Thursday, 2 June 2011

Random Review #65 Joe Henry - Tiny Voices

C4S3CD3 You might know Joe Henry for a couple of reasons other than his music, he is a renowned producer having produced amongst many, Solomon Burke’s Grammy winning Don’t Give Up On Me, he’s also the Brother-in Law of Madonna and I tell you this only because he’s probably more famous for these reasons rather his music and this is a great tragedy.

This album has a sticker on the front which is an endorsement from Elvis Costello and as Ron Sexsmith can confirm this is usually the kiss of death on a commercial release. Costello seems to try and champion artists that he believes deserve wider recognision of their work but unfortunately I think this has failed with Henry. There are a lot of parallels between Sexsmith and Henry, both are seen by successful musicians as amazing artists and songwriters, both consistently release quality music to critical acclaim, both are unable to gain any commercial success!

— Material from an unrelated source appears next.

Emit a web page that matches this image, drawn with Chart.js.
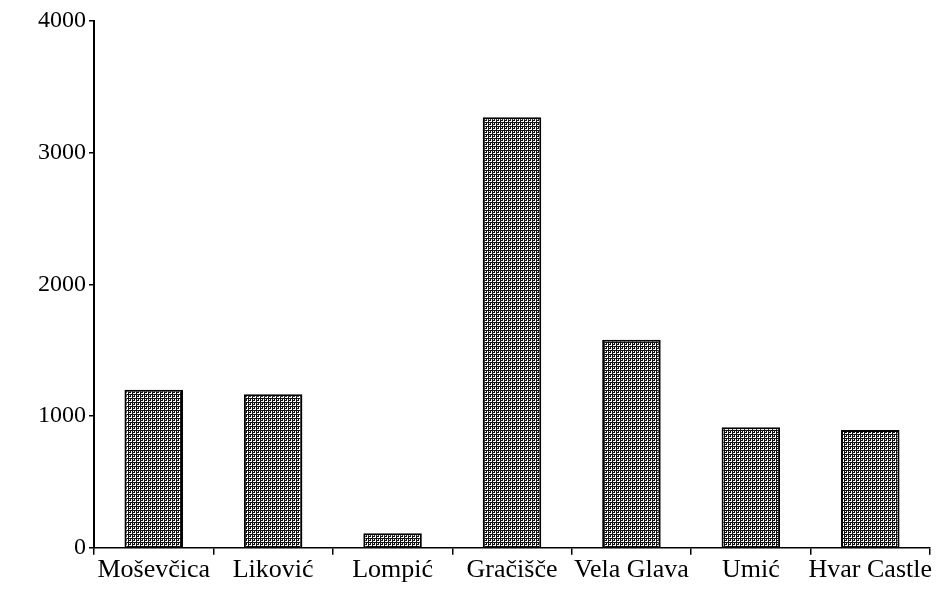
<!DOCTYPE html>
<html>
<head>
<meta charset="utf-8">
<script src="https://cdn.jsdelivr.net/npm/chart.js@4"></script>
<style>
  html, body { margin: 0; padding: 0; background: #fff; }
  #wrap { width: 936px; height: 594px; }
</style>
</head>
<body>
<div id="wrap"><canvas id="chart" width="936" height="594"></canvas></div>
<script>
// sites along the x axis
var sites  = ['Moševčica', 'Liković', 'Lompić', 'Gračišče', 'Vela Glava', 'Umić', 'Hvar Castle'];
// bar heights
var counts = [1200, 1165, 110, 3270, 1580, 915, 895];
// y axis ticks
var yTicks = [0, 1000, 2000, 3000, 4000];

// dithered grey fill, like the old printout
function ditherPattern() {
  var c = document.createElement('canvas');
  c.width = 4; c.height = 4;
  var g = c.getContext('2d');
  g.fillStyle = '#ffffff';
  g.fillRect(0, 0, 4, 4);
  g.fillStyle = '#111111';
  g.fillRect(0, 0, 1, 4);            // solid vertical stroke
  g.fillRect(2, 0, 1, 4);            // second stroke, broken below
  g.fillStyle = '#ffffff';
  g.fillRect(2, 1, 1, 1);
  g.fillStyle = '#111111';
  g.fillRect(3, 2, 1, 1);
  g.fillRect(1, 0, 1, 1);
  g.fillRect(1, 2, 1, 1);
  return g.createPattern(c, 'repeat');
}

var serif = '"Liberation Serif", "DejaVu Serif", serif';

new Chart(document.getElementById('chart'), {
  type: 'bar',
  data: {
    labels: sites,
    datasets: [{
      data: counts,
      backgroundColor: ditherPattern(),
      borderColor: '#000',
      borderWidth: 2,
      borderSkipped: 'bottom',
      categoryPercentage: 1,
      barPercentage: 0.49
    }]
  },
  options: {
    responsive: false,
    animation: false,
    devicePixelRatio: 1,
    layout: { padding: { top: 21, right: 6, bottom: 8, left: 0 } },
    plugins: { legend: { display: false }, tooltip: { enabled: false } },
    scales: {
      x: {
        offset: true,
        grid: { offset: true, drawOnChartArea: false, color: '#000', tickLength: 7, lineWidth: 1.5 },
        border: { color: '#000', width: 1.5 },
        ticks: { color: '#000', font: { family: serif, size: 26 }, padding: 0, maxRotation: 0, autoSkip: false }
      },
      y: {
        min: 0,
        max: 4000,
        afterFit: function (axis) { axis.width = 94; },
        afterBuildTicks: function (axis) {
          axis.ticks = yTicks.map(function (v) { return { value: v }; });
        },
        grid: { drawOnChartArea: false, color: '#000', tickLength: 5, lineWidth: 1.5 },
        border: { color: '#000', width: 2 },
        ticks: {
          color: '#000', font: { family: serif, size: 24 }, padding: 3,
          callback: function (v) { return String(v); }
        }
      }
    }
  }
});
</script>
</body>
</html>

Henry’s music is very hard to define and I think that’s half the problem, part Americana, part experimental jazz, part country it doesn’t sit comfortably within any genre and sometimes what an artists need is a label, any label. If I was to try and describe I would say it’s very close to Tom Waits music without the gravel chewing vocals.

I have four Joe Henry albums and I think that’s about half of his output so you can see he’s no fly by night artist. This is the least played of the four only because it’s the newest album I have, and as my music collection has grown I have more music and therefore have more choice and therefore play CD’s less, but I remember playing his Trampoline album virtually on a loop and would have said it was my favourite album but I realise that actually it’s just the one I know the most. This is a great album, understated and I guess best listened to as the sun goes down with a good glass of red in your hand. It’s chilled and deserves to be appreciated in its entirety.

It’s hard to pick out tracks from this album, such is the quality, tracks seem to merge into each other and before you realise the album is finished, but if I had to choose then Sold, and This Afternoon would be my favourites.

Listening to this again I would say Henry’s music lends it’s self to jazz more than any other genre on this album but don’t left that put you off, there is loads to like about Joe Henry and this album.